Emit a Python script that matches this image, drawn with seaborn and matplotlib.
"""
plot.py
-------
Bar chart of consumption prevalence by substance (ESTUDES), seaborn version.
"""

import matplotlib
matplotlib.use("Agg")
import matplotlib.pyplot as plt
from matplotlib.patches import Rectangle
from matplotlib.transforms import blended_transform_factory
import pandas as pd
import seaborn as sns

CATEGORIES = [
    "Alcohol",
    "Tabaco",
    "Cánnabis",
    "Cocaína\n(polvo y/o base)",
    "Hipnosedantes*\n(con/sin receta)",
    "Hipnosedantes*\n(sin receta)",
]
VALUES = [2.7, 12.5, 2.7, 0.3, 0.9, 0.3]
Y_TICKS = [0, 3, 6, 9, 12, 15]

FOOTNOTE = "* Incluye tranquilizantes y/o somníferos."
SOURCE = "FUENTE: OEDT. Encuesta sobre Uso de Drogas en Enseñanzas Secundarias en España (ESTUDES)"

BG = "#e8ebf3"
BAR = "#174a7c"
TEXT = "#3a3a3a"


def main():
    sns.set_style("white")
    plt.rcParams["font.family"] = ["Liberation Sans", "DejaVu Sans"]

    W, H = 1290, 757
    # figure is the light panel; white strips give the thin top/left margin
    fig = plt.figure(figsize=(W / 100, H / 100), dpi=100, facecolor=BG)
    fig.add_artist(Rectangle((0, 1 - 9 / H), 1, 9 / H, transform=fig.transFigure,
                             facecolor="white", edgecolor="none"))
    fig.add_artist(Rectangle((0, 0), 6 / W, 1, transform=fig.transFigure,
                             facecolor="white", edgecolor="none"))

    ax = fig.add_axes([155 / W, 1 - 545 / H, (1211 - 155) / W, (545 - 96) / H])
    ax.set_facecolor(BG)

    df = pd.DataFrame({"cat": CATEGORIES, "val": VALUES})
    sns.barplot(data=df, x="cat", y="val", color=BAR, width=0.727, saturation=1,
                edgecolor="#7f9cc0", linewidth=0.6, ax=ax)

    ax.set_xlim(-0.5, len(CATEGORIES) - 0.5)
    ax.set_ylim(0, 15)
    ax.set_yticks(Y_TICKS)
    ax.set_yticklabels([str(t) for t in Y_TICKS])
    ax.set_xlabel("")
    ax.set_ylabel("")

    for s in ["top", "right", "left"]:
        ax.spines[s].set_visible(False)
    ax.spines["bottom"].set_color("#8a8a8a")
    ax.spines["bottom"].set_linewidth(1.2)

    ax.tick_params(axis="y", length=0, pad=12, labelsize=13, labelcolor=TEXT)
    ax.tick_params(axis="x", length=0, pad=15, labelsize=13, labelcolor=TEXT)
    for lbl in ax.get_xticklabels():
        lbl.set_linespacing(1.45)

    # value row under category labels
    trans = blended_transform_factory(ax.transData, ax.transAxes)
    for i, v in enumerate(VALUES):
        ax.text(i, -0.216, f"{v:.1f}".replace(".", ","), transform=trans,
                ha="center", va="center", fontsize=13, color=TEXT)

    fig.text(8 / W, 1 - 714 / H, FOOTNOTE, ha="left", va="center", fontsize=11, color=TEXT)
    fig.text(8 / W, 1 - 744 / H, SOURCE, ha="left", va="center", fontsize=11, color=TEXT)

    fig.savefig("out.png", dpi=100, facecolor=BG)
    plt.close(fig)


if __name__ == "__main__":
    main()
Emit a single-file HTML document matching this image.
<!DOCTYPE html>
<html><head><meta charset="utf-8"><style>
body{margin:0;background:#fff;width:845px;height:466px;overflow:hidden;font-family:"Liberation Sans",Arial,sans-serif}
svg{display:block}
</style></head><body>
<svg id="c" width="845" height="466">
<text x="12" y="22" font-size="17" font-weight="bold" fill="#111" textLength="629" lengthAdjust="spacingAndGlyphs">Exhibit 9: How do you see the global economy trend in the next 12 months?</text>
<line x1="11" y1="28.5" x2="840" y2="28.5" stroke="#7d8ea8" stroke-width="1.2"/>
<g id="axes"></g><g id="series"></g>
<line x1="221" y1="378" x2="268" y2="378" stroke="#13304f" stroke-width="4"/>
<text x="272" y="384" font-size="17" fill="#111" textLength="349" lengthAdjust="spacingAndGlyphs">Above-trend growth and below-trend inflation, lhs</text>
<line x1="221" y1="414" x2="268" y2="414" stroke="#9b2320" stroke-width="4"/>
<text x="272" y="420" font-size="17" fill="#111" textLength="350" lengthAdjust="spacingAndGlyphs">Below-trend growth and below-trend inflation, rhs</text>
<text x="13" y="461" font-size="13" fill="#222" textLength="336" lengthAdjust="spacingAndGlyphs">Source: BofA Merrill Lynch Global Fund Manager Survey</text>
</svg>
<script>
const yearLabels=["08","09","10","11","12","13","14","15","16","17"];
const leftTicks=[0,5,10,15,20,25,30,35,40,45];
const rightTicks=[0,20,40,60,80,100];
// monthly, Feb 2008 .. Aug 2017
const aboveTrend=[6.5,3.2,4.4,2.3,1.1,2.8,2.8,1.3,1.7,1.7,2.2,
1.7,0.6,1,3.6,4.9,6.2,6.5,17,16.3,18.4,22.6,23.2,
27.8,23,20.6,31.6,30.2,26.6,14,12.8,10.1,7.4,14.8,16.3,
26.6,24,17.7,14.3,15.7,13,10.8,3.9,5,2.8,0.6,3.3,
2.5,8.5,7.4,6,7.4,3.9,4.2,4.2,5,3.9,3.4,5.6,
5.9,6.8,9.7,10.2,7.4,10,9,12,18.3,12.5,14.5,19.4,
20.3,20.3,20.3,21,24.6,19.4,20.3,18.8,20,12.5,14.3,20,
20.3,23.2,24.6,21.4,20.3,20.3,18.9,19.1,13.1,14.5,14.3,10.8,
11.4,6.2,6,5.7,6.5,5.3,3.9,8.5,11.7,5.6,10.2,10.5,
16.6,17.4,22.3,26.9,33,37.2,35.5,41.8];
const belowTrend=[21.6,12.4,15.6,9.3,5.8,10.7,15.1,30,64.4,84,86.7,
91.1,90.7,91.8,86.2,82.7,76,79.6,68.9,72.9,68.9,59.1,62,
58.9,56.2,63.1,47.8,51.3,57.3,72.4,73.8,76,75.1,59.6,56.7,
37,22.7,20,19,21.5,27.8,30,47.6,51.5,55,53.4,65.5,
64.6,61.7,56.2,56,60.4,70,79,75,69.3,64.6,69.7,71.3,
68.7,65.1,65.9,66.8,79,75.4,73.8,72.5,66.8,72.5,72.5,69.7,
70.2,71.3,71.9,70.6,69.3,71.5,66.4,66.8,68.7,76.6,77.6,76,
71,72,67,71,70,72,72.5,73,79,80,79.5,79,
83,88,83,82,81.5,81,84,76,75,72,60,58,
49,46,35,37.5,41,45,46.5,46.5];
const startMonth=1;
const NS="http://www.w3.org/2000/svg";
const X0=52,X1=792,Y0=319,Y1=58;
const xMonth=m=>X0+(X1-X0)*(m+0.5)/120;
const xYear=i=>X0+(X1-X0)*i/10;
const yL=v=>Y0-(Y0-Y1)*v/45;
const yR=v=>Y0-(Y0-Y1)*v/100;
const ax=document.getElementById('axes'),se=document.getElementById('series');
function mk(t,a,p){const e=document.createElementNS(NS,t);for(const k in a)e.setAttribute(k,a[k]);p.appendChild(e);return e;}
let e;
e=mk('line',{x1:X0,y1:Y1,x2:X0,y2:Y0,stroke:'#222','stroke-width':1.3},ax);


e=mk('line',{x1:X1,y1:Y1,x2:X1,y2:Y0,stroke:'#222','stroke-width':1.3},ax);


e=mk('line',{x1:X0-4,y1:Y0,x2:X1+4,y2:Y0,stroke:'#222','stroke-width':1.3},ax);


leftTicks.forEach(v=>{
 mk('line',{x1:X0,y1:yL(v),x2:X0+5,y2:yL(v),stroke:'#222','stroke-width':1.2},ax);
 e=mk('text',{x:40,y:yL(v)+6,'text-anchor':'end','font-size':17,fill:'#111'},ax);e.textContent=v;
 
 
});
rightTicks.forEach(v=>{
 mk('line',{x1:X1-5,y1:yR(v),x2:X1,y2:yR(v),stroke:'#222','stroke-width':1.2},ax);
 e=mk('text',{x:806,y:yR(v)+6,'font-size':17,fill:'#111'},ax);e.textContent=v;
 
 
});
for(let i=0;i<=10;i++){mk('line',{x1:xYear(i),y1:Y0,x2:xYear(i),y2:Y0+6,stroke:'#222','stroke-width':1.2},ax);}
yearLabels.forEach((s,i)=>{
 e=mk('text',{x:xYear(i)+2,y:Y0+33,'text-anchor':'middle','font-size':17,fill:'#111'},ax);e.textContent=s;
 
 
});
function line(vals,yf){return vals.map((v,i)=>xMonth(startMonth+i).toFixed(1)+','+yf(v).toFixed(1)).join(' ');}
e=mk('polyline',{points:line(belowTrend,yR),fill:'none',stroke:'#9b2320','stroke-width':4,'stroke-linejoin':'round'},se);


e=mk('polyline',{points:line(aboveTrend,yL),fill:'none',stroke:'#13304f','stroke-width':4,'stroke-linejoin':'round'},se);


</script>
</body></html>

═══

(Written instruction)
Return nothing but the lines from the first line of the listing through the line with "import seaborn as sns", please, keeping every one of them unchanged.

(Finished task)
Emit a Python script that matches this image, drawn with seaborn and matplotlib.
"""
plot.py
-------
Bar chart of consumption prevalence by substance (ESTUDES), seaborn version.
"""

import matplotlib
matplotlib.use("Agg")
import matplotlib.pyplot as plt
from matplotlib.patches import Rectangle
from matplotlib.transforms import blended_transform_factory
import pandas as pd
import seaborn as sns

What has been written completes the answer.